Robin McKeever

Medal record

Representing Canada

Cross-country skiing

Paralympic Games

Biathlon

= Robin McKeever =

Canadian Paralympic cross-country skier (born 1973)

Robin McKeever (born April 8, 1973) is a Canadian Paralympic cross-country skier.

==Biography==
Born in Calgary, Alberta, McKeever participated in cross-country skiing at the 1998 Winter Olympics in Nagano.

McKeever is the sighted guide for his brother Brian McKeever, Canada's most decorated Winter Paralympian, from 2001 until 2014. The brothers raced together and won two gold and one silver at the 2002 Paralympic Winter Games in Salt Lake City. At the 2006 Games in Turin, he and his brother took two gold, one silver, and a bronze medal in cross-country skiing and biathlon. The duo won three gold medals at the 2010 Vancouver Winter Paralympics.
He is the Para-Nordic ski coach for Cross Country Canada since November 2010.

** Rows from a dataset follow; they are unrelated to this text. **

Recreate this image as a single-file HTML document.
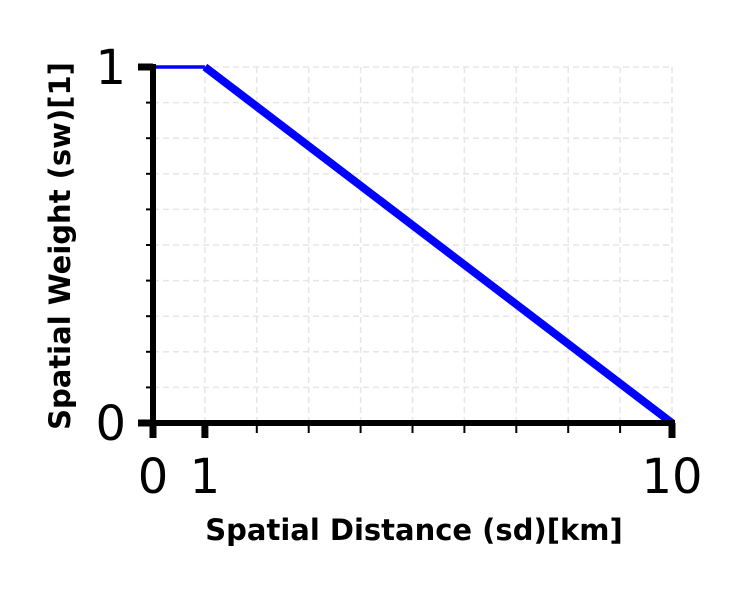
<!DOCTYPE html>
<html><head><meta charset="utf-8"><style>
body{margin:0;background:#fff}
svg text{font-family:"DejaVu Sans","Liberation Sans",sans-serif}
</style></head><body>
<svg id="chart" width="750" height="600">
<g id="grid"></g>
<g id="series"></g>
<g id="axes"></g>
<text x="414" y="540" text-anchor="middle" font-size="29" font-weight="bold">Spatial Distance (sd)[km]</text>
<text transform="translate(70,246) rotate(-90)" text-anchor="middle" font-size="29" font-weight="bold">Spatial Weight (sw)[1]</text>
</svg>
<script>
const xVals=[0,1,10];
const yVals=[1,1,0];
const xTickLabels=["0","1","10"];
const yTickLabels=["0","1"];
const yTickVals=[0,1];
const NS="http://www.w3.org/2000/svg";
const X0=153,X1=672,Y0=423,Y1=67;
const sx=v=>X0+(v-0)/(10-0)*(X1-X0);
const sy=v=>Y0-(v-0)/(1-0)*(Y0-Y1);
function mk(tag,attrs,parent){const e=document.createElementNS(NS,tag);for(const k in attrs)e.setAttribute(k,attrs[k]);document.getElementById(parent).appendChild(e);return e;}
for(let i=1;i<=10;i++){
 const l=mk('line',{x1:sx(i),x2:sx(i),y1:sy(0),y2:sy(1),stroke:'#e6e6e6','stroke-width':1.5,'stroke-dasharray':'6,4'},'grid');
 
 
}
for(let i=1;i<=10;i++){
 const l=mk('line',{x1:sx(0),x2:sx(10),y1:sy(i/10),y2:sy(i/10),stroke:'#e6e6e6','stroke-width':1.5,'stroke-dasharray':'6,4'},'grid');
 
 
}
for(let i=0;i<xVals.length-1;i++){
 const l=mk('line',{x1:sx(xVals[i]),y1:sy(yVals[i]),x2:sx(xVals[i+1]),y2:sy(yVals[i+1]),stroke:'#0000ff','stroke-width':i===0?3.5:8,'stroke-linecap':'butt'},'series');
 
 
}
let a=mk('line',{x1:X0-3,x2:X1+3,y1:Y0,y2:Y0,stroke:'#000','stroke-width':6},'axes');


a=mk('line',{x1:X0,x2:X0,y1:Y1-3,y2:Y0+3,stroke:'#000','stroke-width':6},'axes');


for(let i=1;i<=9;i++){
 const t=mk('line',{x1:sx(i),x2:sx(i),y1:Y0,y2:Y0+10,stroke:'#000','stroke-width':2},'axes');
 
 
 const u=mk('line',{x1:X0-7,x2:X0,y1:sy(i/10),y2:sy(i/10),stroke:'#000','stroke-width':2},'axes');
 
 
}
xTickLabels.forEach(s=>{
 const v=+s;
 const t=mk('line',{x1:sx(v),x2:sx(v),y1:Y0,y2:Y0+15,stroke:'#000','stroke-width':7},'axes');
 
 
 const tx=mk('text',{x:sx(v),y:Y0+70,'text-anchor':'middle','font-size':48},'axes');
 tx.textContent=s;
 
 
});
yTickVals.forEach((v,i)=>{
 const t=mk('line',{x1:X0-15,x2:X0,y1:sy(v),y2:sy(v),stroke:'#000','stroke-width':7},'axes');
 
 
 const tx=mk('text',{x:X0-27,y:sy(v)+17,'text-anchor':'end','font-size':48},'axes');
 tx.textContent=yTickLabels[i];
 
 
});
</script>
</body></html>
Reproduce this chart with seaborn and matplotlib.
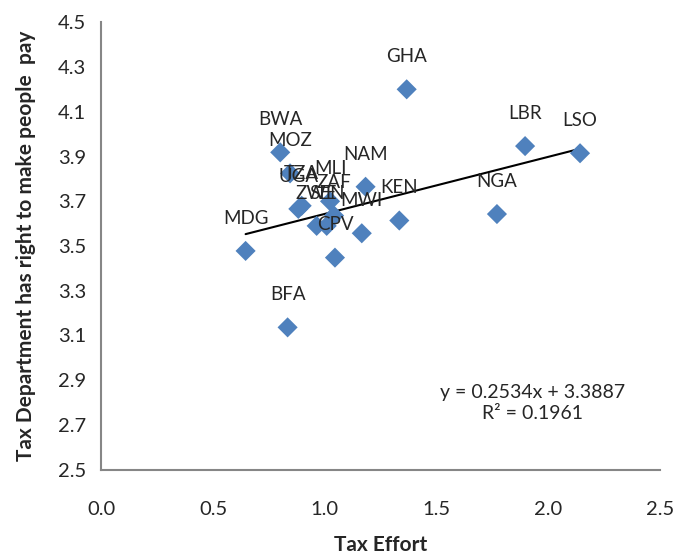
import pandas as pd
import matplotlib
matplotlib.use("Agg")
import matplotlib.pyplot as plt
import seaborn as sns

# values
countries = ["GHA", "LBR", "LSO", "NGA", "KEN", "NAM", "MWI", "CPV", "MDG",
             "BFA", "BWA", "MOZ", "UGA", "TZA", "MLI", "ZAF", "ZWE", "SEN"]
tax_effort = [1.366, 1.896, 2.142, 1.770, 1.333, 1.182, 1.165, 1.045, 0.645,
              0.833, 0.800, 0.844, 0.881, 0.896, 1.023, 1.041, 0.963, 1.008]
tax_right = [4.201, 3.947, 3.915, 3.643, 3.614, 3.765, 3.557, 3.448, 3.478,
             3.136, 3.919, 3.825, 3.666, 3.680, 3.700, 3.636, 3.590, 3.590]
x_ticks = [0.0, 0.5, 1.0, 1.5, 2.0, 2.5]
y_ticks = [2.5, 2.7, 2.9, 3.1, 3.3, 3.5, 3.7, 3.9, 4.1, 4.3, 4.5]

df = pd.DataFrame({"country": countries, "effort": tax_effort, "right": tax_right})

sns.set_style("white")
plt.rcParams["font.family"] = ["Lato", "DejaVu Sans"]

fig = plt.figure(figsize=(6.78, 5.55), dpi=100)
ax = fig.add_axes([0.1497, 0.154, 0.8238, 0.8055])

# trend line
sns.regplot(x="effort", y="right", data=df, scatter=False, ci=None, ax=ax,
            line_kws={"color": "black", "linewidth": 1.5})
sns.scatterplot(x="effort", y="right", data=df, marker="D", s=105,
                color="#4F81BD", edgecolor="none", ax=ax, zorder=3)

for c, xv, yv in zip(countries, tax_effort, tax_right):
    ax.annotate(c, (xv, yv), xytext=(0, 23.5), textcoords="offset points",
                ha="center", va="center", fontsize=13.5, zorder=4)

ax.text(1.93, 2.797, "y = 0.2534x + 3.3887\nR² = 0.1961", ha="center",
        va="center", multialignment="center", fontsize=14, linespacing=1.3)

ax.set_xlim(0, 2.5)
ax.set_ylim(2.5, 4.5)
ax.set_xticks(x_ticks)
ax.set_xticklabels([f"{v:.1f}" for v in x_ticks])
ax.set_yticks(y_ticks)
ax.set_yticklabels([f"{v:.1f}" for v in y_ticks])

sns.despine(ax=ax)
for s in ["left", "bottom"]:
    ax.spines[s].set_color("#868686")
    ax.spines[s].set_linewidth(1.5)
ax.tick_params(axis="both", direction="out", length=5, width=1.5,
               color="#868686", labelsize=14.5, pad=6)
ax.tick_params(axis="x", pad=18)

ax.set_xlabel("Tax Effort", fontsize=15, fontweight="bold", labelpad=12)
ax.set_ylabel("Tax Department has right to make people  pay", fontsize=15,
              fontweight="bold", labelpad=16)

fig.savefig("out.png", dpi=100)
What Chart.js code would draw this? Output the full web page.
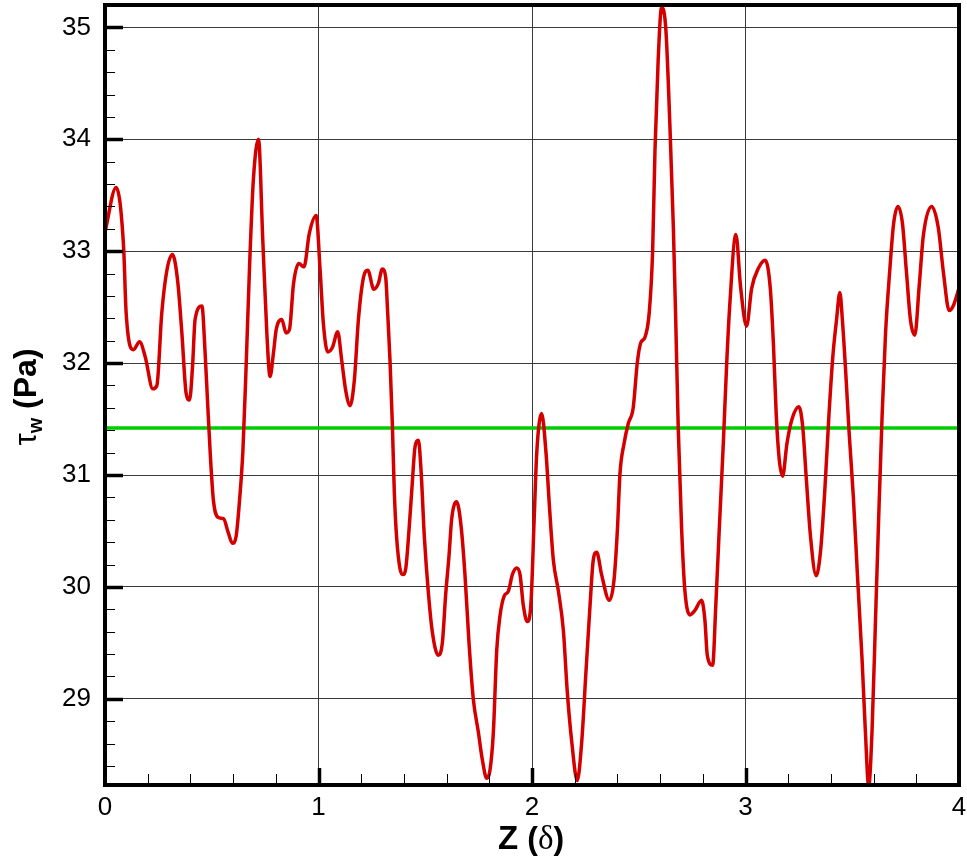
<!DOCTYPE html>
<html>
<head>
<meta charset="utf-8">
<script src="https://cdn.jsdelivr.net/npm/chart.js@4/dist/chart.umd.min.js"></script>
<style>
  body { margin: 0; background: #fff; }
  canvas { display: block; }
</style>
</head>
<body>
<canvas id="wallShear" width="967" height="863"></canvas>
<script>
// spanwise position Z/delta and wall shear stress (Pa)
const zValues = [
  0.000, 0.052, 0.087, 0.099, 0.133, 0.162, 0.188, 0.224, 0.243, 0.266,
  0.290, 0.316, 0.340, 0.360, 0.380, 0.396, 0.410, 0.422, 0.454, 0.469,
  0.480, 0.493, 0.508, 0.531, 0.555, 0.578, 0.597, 0.614, 0.630, 0.646,
  0.661, 0.677, 0.695, 0.719, 0.739, 0.758, 0.773, 0.789, 0.802, 0.828,
  0.848, 0.864, 0.883, 0.908, 0.932, 0.957, 0.989, 1.007, 1.023, 1.043,
  1.065, 1.090, 1.109, 1.128, 1.148, 1.168, 1.187, 1.210, 1.231, 1.259,
  1.280, 1.299, 1.315, 1.324, 1.335, 1.346, 1.355, 1.366, 1.382, 1.395,
  1.409, 1.424, 1.440, 1.452, 1.468, 1.480, 1.496, 1.515, 1.533, 1.561,
  1.580, 1.596, 1.611, 1.624, 1.647, 1.668, 1.686, 1.705, 1.725, 1.749,
  1.767, 1.788, 1.803, 1.819, 1.835, 1.850, 1.870, 1.889, 1.908, 1.928,
  1.944, 1.959, 1.978, 1.995, 2.011, 2.022, 2.045, 2.066, 2.081, 2.100,
  2.123, 2.147, 2.165, 2.186, 2.212, 2.233, 2.253, 2.272, 2.287, 2.303,
  2.326, 2.362, 2.384, 2.400, 2.412, 2.431, 2.451, 2.474, 2.493, 2.509,
  2.529, 2.549, 2.565, 2.576, 2.591, 2.607, 2.627, 2.646, 2.662, 2.674,
  2.685, 2.701, 2.716, 2.740, 2.763, 2.794, 2.810, 2.821, 2.846, 2.861,
  2.877, 2.896, 2.912, 2.927, 2.955, 2.977, 3.005, 3.029, 3.061, 3.092,
  3.116, 3.131, 3.144, 3.158, 3.174, 3.194, 3.218, 3.250, 3.268, 3.284,
  3.305, 3.331, 3.352, 3.372, 3.391, 3.410, 3.426, 3.442, 3.454, 3.470,
  3.486, 3.505, 3.525, 3.546, 3.561, 3.577, 3.593, 3.609, 3.624, 3.640,
  3.656, 3.675, 3.694, 3.714, 3.735, 3.754, 3.773, 3.793, 3.814, 3.833,
  3.872, 3.903, 3.927, 3.954, 3.975, 4.000
];
const tauValues = [
  33.17, 33.57, 33.04, 32.45, 32.12, 32.19, 32.06, 31.77, 31.80, 32.45,
  32.83, 32.97, 32.74, 32.27, 31.73, 31.67, 31.97, 32.39, 32.51, 32.09,
  31.67, 31.19, 30.77, 30.62, 30.61, 30.48, 30.39, 30.45, 30.77, 31.22,
  31.97, 32.86, 33.64, 34.00, 33.10, 32.27, 31.88, 32.09, 32.30, 32.39,
  32.27, 32.30, 32.71, 32.89, 32.86, 33.16, 33.32, 32.85, 32.35, 32.10,
  32.14, 32.28, 32.02, 31.75, 31.62, 31.85, 32.39, 32.76, 32.83, 32.66,
  32.71, 32.84, 32.76, 32.45, 32.02, 31.45, 30.85, 30.44, 30.16, 30.11,
  30.17, 30.51, 30.95, 31.25, 31.31, 31.05, 30.44, 29.94, 29.60, 29.39,
  29.50, 29.94, 30.27, 30.61, 30.76, 30.54, 30.11, 29.50, 29.00, 28.70,
  28.46, 28.29, 28.36, 28.70, 29.44, 29.74, 29.92, 29.96, 30.11, 30.17,
  30.11, 29.84, 29.69, 29.85, 30.65, 31.19, 31.55, 31.19, 30.74, 30.24,
  29.97, 29.61, 29.07, 28.62, 28.27, 28.62, 29.25, 29.84, 30.24, 30.31,
  30.11, 29.88, 30.06, 30.51, 31.01, 31.28, 31.46, 31.60, 32.00, 32.18,
  32.23, 32.45, 33.00, 33.90, 34.71, 35.18, 34.98, 34.12, 33.22, 32.32,
  31.42, 30.51, 29.97, 29.75, 29.79, 29.88, 29.70, 29.39, 29.30, 29.84,
  30.51, 31.28, 32.00, 32.54, 33.15, 32.68, 32.33, 32.67, 32.85, 32.92,
  32.67, 32.16, 31.54, 31.14, 30.99, 31.28, 31.50, 31.61, 31.43, 30.99,
  30.44, 30.10, 30.33, 30.88, 31.54, 32.08, 32.38, 32.63, 32.38, 31.90,
  31.36, 30.81, 30.08, 29.35, 28.73, 28.22, 28.73, 29.71, 30.63, 31.54,
  32.27, 32.81, 33.25, 33.40, 33.25, 32.81, 32.38, 32.25, 32.70, 33.14,
  33.40, 33.21, 32.81, 32.47, 32.52, 32.67
];
const meanTau = 31.42;
const xTicks = [0, 1, 2, 3, 4];
const yTicks = [29, 30, 31, 32, 33, 34, 35];
const xRange = [0, 4];
const yRange = [28.23, 35.2];

const tickFont = { family: '"Liberation Sans", Arial, sans-serif', size: 26 };

// keep the plot frame where it is, whatever the label overhang
const noPad = s => {
  s.paddingTop = 0; s.paddingBottom = 0; s.paddingLeft = 0; s.paddingRight = 0;
};

// tecplot style frame with inward major/minor ticks
const frameTicks = {
  id: 'frameTicks',
  afterDatasetsDraw(chart) {
    const { ctx, chartArea: a, scales: { x, y } } = chart;
    ctx.save();
    ctx.strokeStyle = '#000';
    for (let k = Math.ceil(yRange[0] * 5); k <= Math.floor(yRange[1] * 5); k++) {
      const py = Math.round(y.getPixelForValue(k / 5)) + 0.5;
      const major = k % 5 === 0;
      ctx.lineWidth = major ? 3.5 : 1;
      ctx.beginPath();
      ctx.moveTo(a.left, py);
      ctx.lineTo(a.left + (major ? 18 : 10), py);
      ctx.stroke();
    }
    for (let k = xRange[0] * 5 + 1; k < xRange[1] * 5; k++) {
      const px = Math.round(x.getPixelForValue(k / 5)) + 0.5;
      const major = k % 5 === 0;
      ctx.lineWidth = major ? 3.5 : 1;
      ctx.beginPath();
      ctx.moveTo(px, a.bottom);
      ctx.lineTo(px, a.bottom - (major ? 17 : 11));
      ctx.stroke();
    }
    ctx.lineWidth = 4;
    ctx.strokeRect(a.left, a.top, a.right - a.left, a.bottom - a.top);
    ctx.restore();
  },
  afterDraw(chart) {
    const ctx = chart.ctx;
    const drawParts = (parts, cx, baseY) => {
      let w = 0;
      parts.forEach(p => { ctx.font = p[1]; w += ctx.measureText(p[0]).width; });
      let cur = cx - w / 2;
      parts.forEach(p => {
        ctx.font = p[1];
        ctx.fillText(p[0], cur, baseY + (p[2] || 0));
        cur += ctx.measureText(p[0]).width;
      });
    };
    ctx.save();
    ctx.fillStyle = '#000';
    ctx.textBaseline = 'alphabetic';
    ctx.textAlign = 'left';
    const sansB = '"Liberation Sans", Arial, sans-serif';
    drawParts([
      ['Z ', 'bold 33px ' + sansB],
      ['(', 'bold 32px ' + sansB],
      ['\u03b4', '33px "Liberation Serif", serif'],
      [')', 'bold 32px ' + sansB]
    ], 531, 849);
    ctx.translate(36, 397);
    ctx.rotate(-Math.PI / 2);
    drawParts([
      ['\u03c4', '31px ' + sansB],
      ['w', 'bold 20px ' + sansB, 6],
      [' (Pa)', 'bold 32px ' + sansB]
    ], 0, 0);
    ctx.restore();
  }
};

const ctx = document.getElementById('wallShear').getContext('2d');
const chart = new Chart(ctx, {
  type: 'line',
  data: {
    datasets: [
      {
        data: zValues.map((z, i) => ({ x: z, y: tauValues[i] })),
        borderColor: '#d40000',
        borderWidth: 3.5,
        pointRadius: 0,
        cubicInterpolationMode: 'monotone'
      },
      {
        data: [{ x: xRange[0], y: meanTau }, { x: xRange[1], y: meanTau }],
        borderColor: '#00cc00',
        borderWidth: 3.5,
        pointRadius: 0
      }
    ]
  },
  options: {
    responsive: false,
    animation: false,
    devicePixelRatio: 1,
    layout: { padding: { top: 5, right: 8, left: 0, bottom: 0 } },
    plugins: { legend: { display: false }, tooltip: { enabled: false } },
    scales: {
      x: {
        type: 'linear',
        min: xRange[0],
        max: xRange[1],
        afterBuildTicks: s => { s.ticks = xTicks.map(v => ({ value: v })); },
        afterFit: s => { s.height = 78; noPad(s); },
        grid: { color: '#3a3a3a', lineWidth: 1, drawTicks: false },
        border: { display: false },
        ticks: { font: tickFont, color: '#000', padding: 7, maxRotation: 0 }
      },
      y: {
        type: 'linear',
        min: yRange[0],
        max: yRange[1],
        afterBuildTicks: s => { s.ticks = yTicks.map(v => ({ value: v })); },
        afterFit: s => { s.width = 105; noPad(s); },
        grid: { color: '#3a3a3a', lineWidth: 1, drawTicks: false },
        border: { display: false },
        ticks: { font: tickFont, color: '#000', padding: 14 }
      }
    }
  },
  plugins: [frameTicks]
});
</script>
</body>
</html>
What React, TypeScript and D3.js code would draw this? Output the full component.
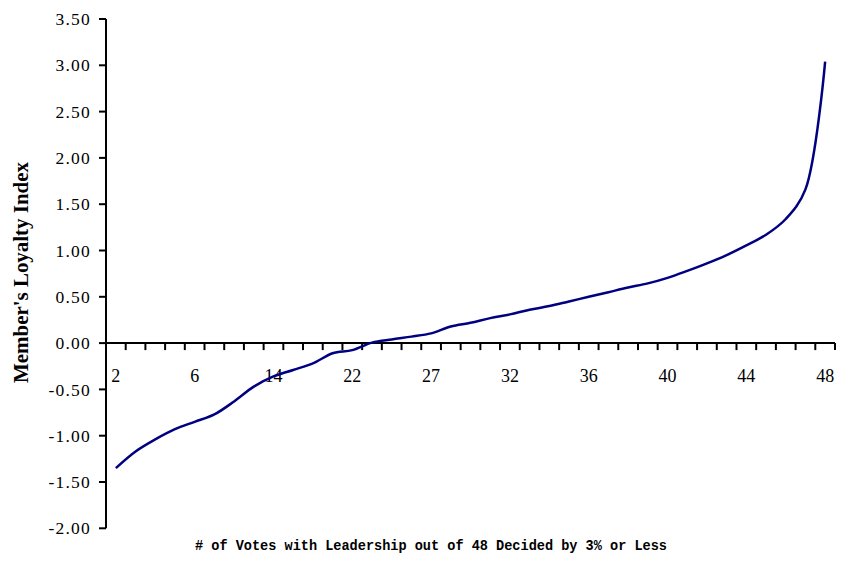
import React from "react";
import * as d3 from "d3";

const categories: number[] = Array.from({ length: 37 }, (_, i) => i);
const tickLabels: string[] = ["2", "6", "14", "22", "27", "32", "36", "40", "44", "48"];
const loyalty: number[] = [
  -1.35, -1.17, -1.04, -0.93, -0.85, -0.77, -0.63, -0.47, -0.36, -0.29,
  -0.22, -0.11, -0.076, 0.005, 0.04, 0.07, 0.105, 0.18, 0.22, 0.27,
  0.31, 0.36, 0.40, 0.45, 0.50, 0.55, 0.60, 0.645, 0.705, 0.78,
  0.86, 0.95, 1.055, 1.17, 1.34, 1.66, 3.04,
];
const yTicks: number[] = [-2, -1.5, -1, -0.5, 0, 0.5, 1, 1.5, 2, 2.5, 3, 3.5];

export default function App() {
  const W = 842, H = 577;
  const left = 106, right = 835, top = 19, bottom = 528.3;
  const y = d3.scaleLinear().domain([-2, 3.5]).range([bottom, top]);
  const x = d3.scaleBand<number>().domain(categories).range([left, right]);
  const cx = (i: number) => (x(i) as number) + x.bandwidth() / 2;
  const line = d3
    .line<number>()
    .x((_, i) => cx(i))
    .y((d) => y(d))
    .curve(d3.curveCatmullRom.alpha(0.5));
  const y0 = y(0);
  const serif = "Liberation Serif, Times New Roman, serif";
  const boundaries = categories.map((c) => (x(c) as number) + x.bandwidth());
  return (
    <svg width={W} height={H} style={{ position: "absolute", left: 0, top: 0 }}>
      <rect width={W} height={H} fill="#fff" />
      <line x1={left} x2={left} y1={top} y2={bottom} stroke="#000" strokeWidth={2} />
      {yTicks.map((t) => (
        <g key={t}>
          <line x1={left - 7} x2={left} y1={y(t)} y2={y(t)} stroke="#000" strokeWidth={2} />
          <text
            x={91}
            y={y(t)}
            dy="0.35em"
            textAnchor="end"
            fontFamily={serif}
            fontSize={17.5}
            letterSpacing={1.2}
          >
            {t.toFixed(2)}
          </text>
        </g>
      ))}
      <line x1={left} x2={right} y1={y0} y2={y0} stroke="#000" strokeWidth={2} />
      {boundaries.map((b, i) => (
        <line key={i} x1={b} x2={b} y1={y0} y2={y0 + 7} stroke="#000" strokeWidth={2} />
      ))}
      {tickLabels.map((lab, k) => (
        <text
          key={lab}
          x={cx(k * 4)}
          y={382}
          textAnchor="middle"
          fontFamily={serif}
          fontSize={18}
        >
          {lab}
        </text>
      ))}
      <path d={line(loyalty) || ""} fill="none" stroke="#000080" strokeWidth={2.5} />
      <text
        transform={`translate(28,272.5) rotate(-90)`}
        textAnchor="middle"
        fontFamily={serif}
        fontWeight="bold"
        fontSize={20}
        textLength={221}
        lengthAdjust="spacingAndGlyphs"
      >
        Member's Loyalty Index
      </text>
      <text
        x={195}
        y={549.5}
        fontFamily="Liberation Mono, Courier New, monospace"
        fontWeight="bold"
        fontSize={15.5}
        textLength={472}
        lengthAdjust="spacingAndGlyphs"
      >
        # of Votes with Leadership out of 48 Decided by 3% or Less
      </text>
    </svg>
  );
}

In February 2022 the brothers' achievements were celebrated in Toyota's Super Bowl ad "Brothers", part of a global ad campaign titled "Start Your Impossible", which told their inspirational life story, from a childhood biking the hilly streets of Calgary and learning to ski, being motivated by their hometown 1988 Calgary Winter Olympics to aim for the national ski team, facing Brian's loss of vision as a teenager and ultimately winning 10 Paralympic medals together.

==Awards and honours==
In 2011, McKeever was inducted into the Canadian Disability Hall of Fame alongside his brother Brian.